* **What is needed**
Count how many lines have the word "this" in them. Reply with that number by itself.

(Dataset records)
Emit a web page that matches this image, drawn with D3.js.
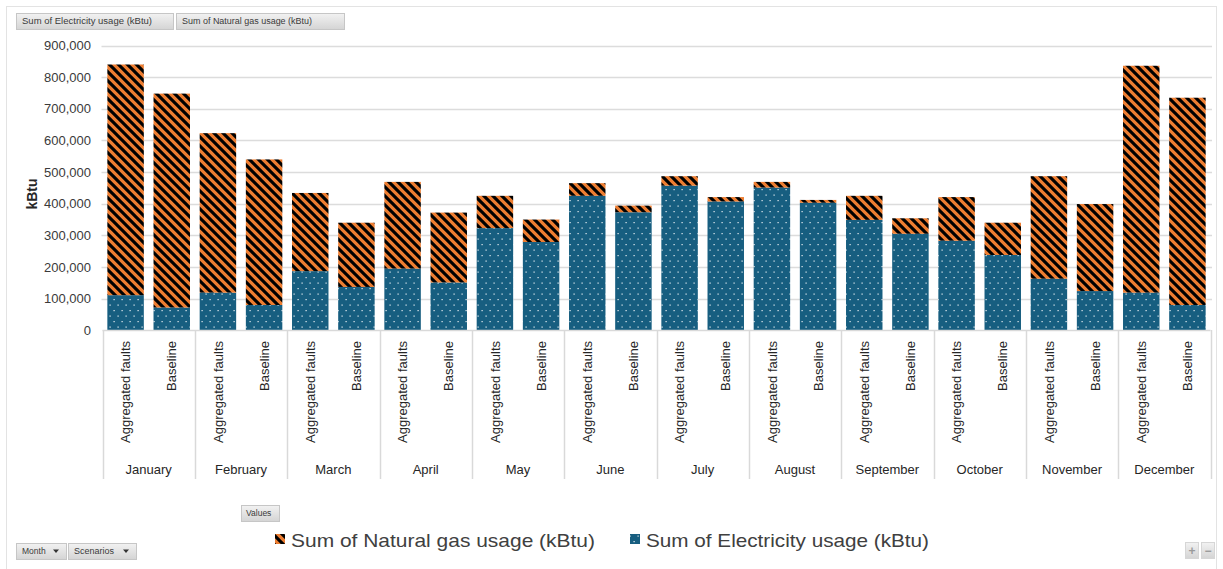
<!DOCTYPE html>
<html>
<head>
<meta charset="utf-8">
<script src="https://cdn.jsdelivr.net/npm/d3@7"></script>
<style>
  html, body { margin: 0; padding: 0; background: #ffffff; }
  svg { display: block; font-family: "Liberation Sans", Arial, sans-serif; }
</style>
</head>
<body>
<svg id="chart" width="1223" height="569"></svg>
<script>
// Monthly energy use by scenario (kBtu)
const months = ["January","February","March","April","May","June","July","August","September","October","November","December"];
const scenarios = ["Aggregated faults","Baseline"];

const electricityFaults   = [111000,119000,187000,195000,323000,425000,457000,451000,349000,283000,163000,119000];
const gasFaults           = [729000,504000,247000,274000,102000, 40000, 30000, 18000, 76000,138000,324000,717000];
const electricityBaseline = [ 72000, 80000,137000,151000,279000,373000,407000,403000,305000,238000,124000, 80000];
const gasBaseline         = [676000,460000,203000,221000, 71000, 21000, 14000,  9000, 49000,102000,275000,655000];

const yTicks = [0,100000,200000,300000,400000,500000,600000,700000,800000,900000];
const seriesNames = ["Sum of Natural gas usage (kBtu)","Sum of Electricity usage (kBtu)"];
const fieldButtons = ["Sum of Electricity usage (kBtu)","Sum of Natural gas usage (kBtu)"];
const axisButtons = ["Month","Scenarios"];

// one row per month/scenario pair
const rows = [];
months.forEach((m, i) => {
  rows.push({ key: m + "|" + scenarios[0], month: m, scenario: scenarios[0], electricity: electricityFaults[i], gas: gasFaults[i] });
  rows.push({ key: m + "|" + scenarios[1], month: m, scenario: scenarios[1], electricity: electricityBaseline[i], gas: gasBaseline[i] });
});

const svg = d3.select("#chart");
const defs = svg.append("defs");

// black wide downward diagonal on orange
const stripe = defs.append("pattern").attr("id", "gasFill")
  .attr("patternUnits", "userSpaceOnUse").attr("width", 9).attr("height", 9);
stripe.append("rect").attr("width", 9).attr("height", 9).attr("fill", "#ED7D31");
stripe.append("path")
  .attr("d", "M0,0L9,9M-4.5,4.5L4.5,13.5M4.5,-4.5L13.5,4.5")
  .attr("stroke", "#000").attr("stroke-width", 3.1);

// small white dots on blue
const dots = defs.append("pattern").attr("id", "elecFill")
  .attr("patternUnits", "userSpaceOnUse").attr("width", 8).attr("height", 11);
dots.append("rect").attr("width", 8).attr("height", 11).attr("fill", "#175E80");
dots.append("rect").attr("x", 1.5).attr("y", 2).attr("width", 1.2).attr("height", 1.2).attr("fill", "#e8f0f4");
dots.append("rect").attr("x", 5.5).attr("y", 7.5).attr("width", 1.2).attr("height", 1.2).attr("fill", "#e8f0f4");

// button gradient
const grad = defs.append("linearGradient").attr("id", "btnGrad").attr("x1", 0).attr("x2", 0).attr("y1", 0).attr("y2", 1);
grad.append("stop").attr("offset", "0%").attr("stop-color", "#f2f2f2");
grad.append("stop").attr("offset", "100%").attr("stop-color", "#d4d4d4");

// outer frame
svg.append("rect").attr("x", 6.5).attr("y", 6.5).attr("width", 1210).attr("height", 600)
  .attr("fill", "none").attr("stroke", "#e3e3e3");

const plotLeft = 102.5, plotRight = 1210.5, plotTop = 45.5, plotBottom = 330.3;

const y = d3.scaleLinear().domain([0, 900000]).range([plotBottom, plotTop]);
const xMonth = d3.scaleBand().domain(months).range([plotLeft, plotRight]);
const x = d3.scaleBand().domain(rows.map(d => d.key)).range([plotLeft, plotRight])
  .paddingInner(0.21).paddingOuter(0.105);

// gridlines
svg.append("g").selectAll("line").data(yTicks.filter(t => t > 0)).join("line")
  .attr("x1", 101.5).attr("x2", 1212)
  .attr("y1", d => Math.round(y(d)) + 0.5).attr("y2", d => Math.round(y(d)) + 0.5)
  .attr("stroke", "#dcdcdc").attr("stroke-width", 1.6);

// y axis labels
const yAxis = d3.axisLeft(y).tickValues(yTicks).tickSize(0).tickPadding(0)
  .tickFormat(d3.format(","));
const yg = svg.append("g").attr("transform", "translate(91,0)").call(yAxis);
yg.select(".domain").remove();
yg.selectAll("text").attr("font-size", 13).attr("fill", "#3a3a3a")
  .attr("font-family", "'Liberation Sans', Arial, sans-serif");

svg.append("text")
  .attr("transform", "translate(36.5,194) rotate(-90)")
  .attr("text-anchor", "middle")
  .attr("font-size", 14).attr("font-weight", "bold").attr("fill", "#262626")
  .text("kBtu");

// stacked bars: electricity at the bottom, natural gas above
const barG = svg.append("g");
barG.selectAll("rect.elec").data(rows).join("rect").attr("class", "elec")
  .attr("x", d => x(d.key)).attr("width", x.bandwidth())
  .attr("y", d => y(d.electricity)).attr("height", d => y(0) - y(d.electricity))
  .attr("fill", "url(#elecFill)");
barG.selectAll("rect.gas").data(rows).join("rect").attr("class", "gas")
  .attr("x", d => x(d.key)).attr("width", x.bandwidth())
  .attr("y", d => y(d.electricity + d.gas)).attr("height", d => y(d.electricity) - y(d.electricity + d.gas))
  .attr("fill", "url(#gasFill)");

// category area: base line and month separators
const axisColor = "#d9d9d9";
svg.append("line").attr("x1", plotLeft).attr("x2", plotRight).attr("y1", 330.5).attr("y2", 330.5)
  .attr("stroke", axisColor).attr("stroke-width", 1.5);
svg.append("g").selectAll("line").data(months.map(m => xMonth(m)).concat([plotRight])).join("line")
  .attr("x1", d => Math.round(d) + 0.5).attr("x2", d => Math.round(d) + 0.5)
  .attr("y1", 330).attr("y2", 479)
  .attr("stroke", axisColor).attr("stroke-width", 1.5);

// scenario labels (vertical)
svg.append("g").selectAll("text").data(rows).join("text")
  .attr("transform", d => `translate(${x(d.key) + x.bandwidth() / 2},341) rotate(-90)`)
  .attr("dy", "0.36em")
  .attr("text-anchor", "end")
  .attr("font-size", 13).attr("fill", "#262626")
  .text(d => d.scenario);

// month labels
svg.append("g").selectAll("text").data(months).join("text")
  .attr("x", d => xMonth(d) + xMonth.bandwidth() / 2).attr("y", 474)
  .attr("text-anchor", "middle")
  .attr("font-size", 13).attr("fill", "#262626")
  .text(d => d);

// pivot field buttons
function button(g, x0, y0, w, h, label, fs, arrow) {
  const b = g.append("g").attr("transform", `translate(${x0},${y0})`);
  b.append("rect").attr("x", 0.5).attr("y", 0.5).attr("width", w).attr("height", h)
    .attr("fill", "url(#btnGrad)").attr("stroke", "#c6c6c6");
  const t = b.append("text").attr("x", 6).attr("y", h / 2 + 0.5).attr("dy", "0.35em")
    .attr("font-size", fs).attr("fill", "#3a3a3a").text(label);
  if (arrow) {
    b.append("path").attr("d", `M${w - 13},${h / 2 - 1.5}h6l-3,3.5z`).attr("fill", "#333");
  }
  return t;
}
const btns = svg.append("g");
button(btns, 16, 13, 157, 16, fieldButtons[0], 8.5).attr("textLength", 130).attr("lengthAdjust", "spacingAndGlyphs");
button(btns, 176, 13, 168, 16, fieldButtons[1], 8.5).attr("textLength", 130).attr("lengthAdjust", "spacingAndGlyphs");
button(btns, 241, 505, 38, 16, "Values", 8.5).attr("x", 5);
button(btns, 16, 543, 50, 16, axisButtons[0], 8.5, true);
button(btns, 68, 543, 68, 16, axisButtons[1], 8.5, true).attr("textLength", 40).attr("lengthAdjust", "spacingAndGlyphs");

// zoom buttons
const zb = svg.append("g");
[[1185, "+"], [1201, "−"]].forEach(([bx, s]) => {
  zb.append("rect").attr("x", bx + 0.5).attr("y", 542.5).attr("width", 13).attr("height", 16)
    .attr("fill", "url(#btnGrad)").attr("stroke", "#d6d6d6");
  zb.append("text").attr("x", bx + 7).attr("y", 551).attr("dy", "0.35em").attr("text-anchor", "middle")
    .attr("font-size", 12).attr("font-weight", "bold").attr("fill", "#9a9a9a").text(s);
});

// legend
const legend = svg.append("g");
const legendItems = [
  { name: seriesNames[0], fill: "url(#gasFill)", sx: 275, tx: 291, len: 304 },
  { name: seriesNames[1], fill: "url(#elecFill)", sx: 630, tx: 646, len: 283 }
];
legendItems.forEach(it => {
  legend.append("rect").attr("x", it.sx).attr("y", 534).attr("width", 10).attr("height", 10).attr("fill", it.fill);
  legend.append("text").attr("x", it.tx).attr("y", 547)
    .attr("font-size", 19).attr("fill", "#404040")
    .attr("textLength", it.len).attr("lengthAdjust", "spacingAndGlyphs")
    .text(it.name);
});
</script>
</body>
</html>
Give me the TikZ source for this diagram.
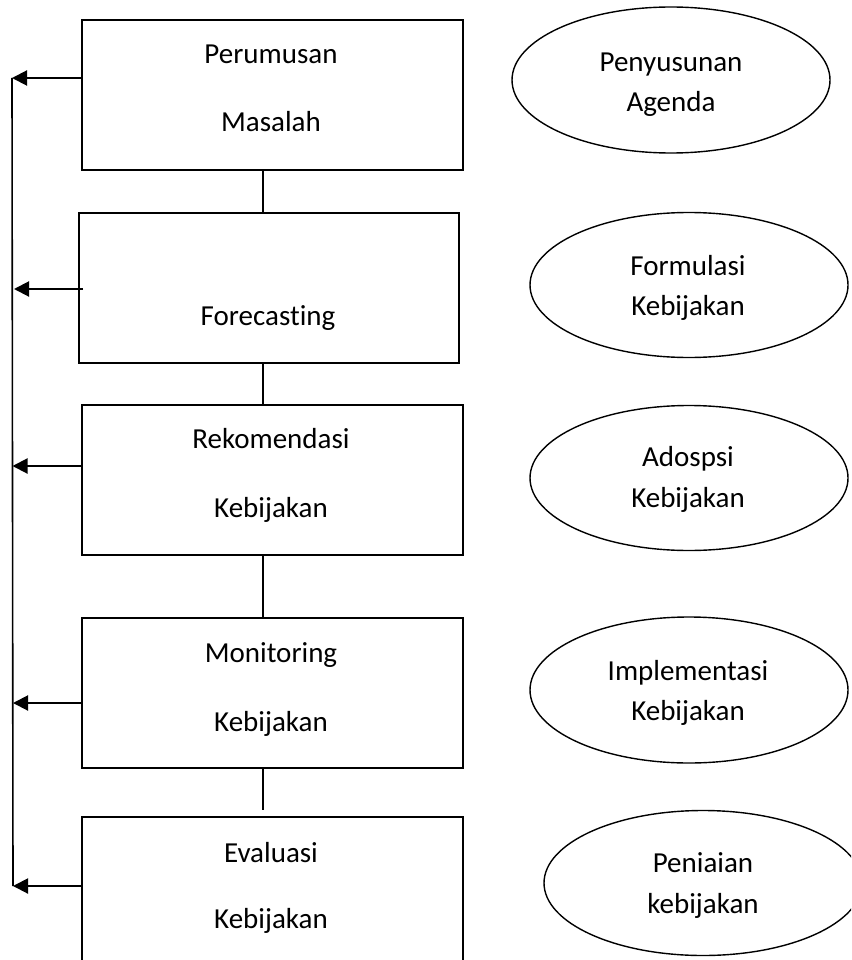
\documentclass[tikz,border=0pt]{standalone}
\usepackage{fontspec}
\setmainfont[Ligatures=NoCommon]{Carlito}
\usetikzlibrary{shapes.geometric,arrows.meta}
\begin{document}
\begin{tikzpicture}[x=1pt,y=-1pt,
  boxnode/.style={draw,line width=2pt,rectangle,inner sep=0pt,anchor=north west,minimum width=381pt,minimum height=150pt},
  ellnode/.style={draw,line width=1.4pt,ellipse,inner sep=0pt,minimum width=318pt,minimum height=146pt},
  txt/.style={inner sep=0pt,anchor=base,font=\fontsize{29}{34}\selectfont},
  arr/.style={line width=2pt,-{Triangle[length=15pt,width=15pt]}},
  conn/.style={line width=1.4pt}]
\useasboundingbox (0,0) rectangle (851,960);
\clip (0,0) rectangle (851,960);
% boxes
\node[boxnode] (b1) at (81,19) {};
\node[boxnode,minimum width=380pt] (b2) at (78,212) {};
\node[boxnode] (b3) at (81,404) {};
\node[boxnode] (b4) at (81,617) {};
\node[boxnode,minimum height=170pt] (b5) at (81,816) {};
% box texts
\node[txt] (t1a) at (271,64) {Perumusan};
\node[txt] (t1b) at (271,132) {Masalah};
\node[txt] (t2) at (268,325) {Forecasting};
\node[txt] (t3a) at (271,448) {Rekomendasi};
\node[txt] (t3b) at (271,517) {Kebijakan};
\node[txt] (t4a) at (271,662) {Monitoring};
\node[txt] (t4b) at (271,731) {Kebijakan};
\node[txt] (t5a) at (271,862) {Evaluasi};
\node[txt] (t5b) at (271,928) {Kebijakan};
% connectors between boxes
\coordinate (cx) at (263,0);
\draw[conn] (b1.south -| cx) -- (b2.north -| cx);
\draw[conn] (b2.south -| cx) -- (b3.north -| cx);
\draw[conn] (b3.south -| cx) -- (b4.north -| cx);
\draw[conn] (b4.south -| cx) -- ([yshift=6pt]b5.north -| cx);
% feedback line
\coordinate (v1) at (12,78);
\coordinate (v2) at (14,289);
\coordinate (v3) at (12.5,466);
\coordinate (v4) at (13,703);
\coordinate (v5) at (13,886);
\draw[line width=1.6pt] (v1) -- (v5);
\draw[arr] (b1.west |- v1) -- (v1);
\draw[arr] ([xshift=5pt]b2.west |- v2) -- (v2);
\draw[arr] (b3.west |- v3) -- (v3);
\draw[arr] (b4.west |- v4) -- (v4);
\draw[arr] (b5.west |- v5) -- (v5);
% ellipses
\node[ellnode] (e1) at (671,80) {};
\node[ellnode,minimum height=145pt] (e2) at (689,285) {};
\node[ellnode,minimum height=145pt] (e3) at (689,478) {};
\node[ellnode] (e4) at (689,690) {};
\node[ellnode,minimum height=145pt] (e5) at (703,883) {};
\node[txt] (s1a) at (671,72) {Penyusunan};
\node[txt] (s1b) at (671,112) {Agenda};
\node[txt] (s2a) at (688,275) {Formulasi};
\node[txt] (s2b) at (688,315) {Kebijakan};
\node[txt] (s3a) at (688,466) {Adospsi};
\node[txt] (s3b) at (688,507) {Kebijakan};
\node[txt] (s4a) at (688,680) {Implementasi};
\node[txt] (s4b) at (688,720) {Kebijakan};
\node[txt] (s5a) at (703,872) {Peniaian};
\node[txt] (s5b) at (703,913) {kebijakan};
\end{tikzpicture}
\end{document}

* **Correct response**
2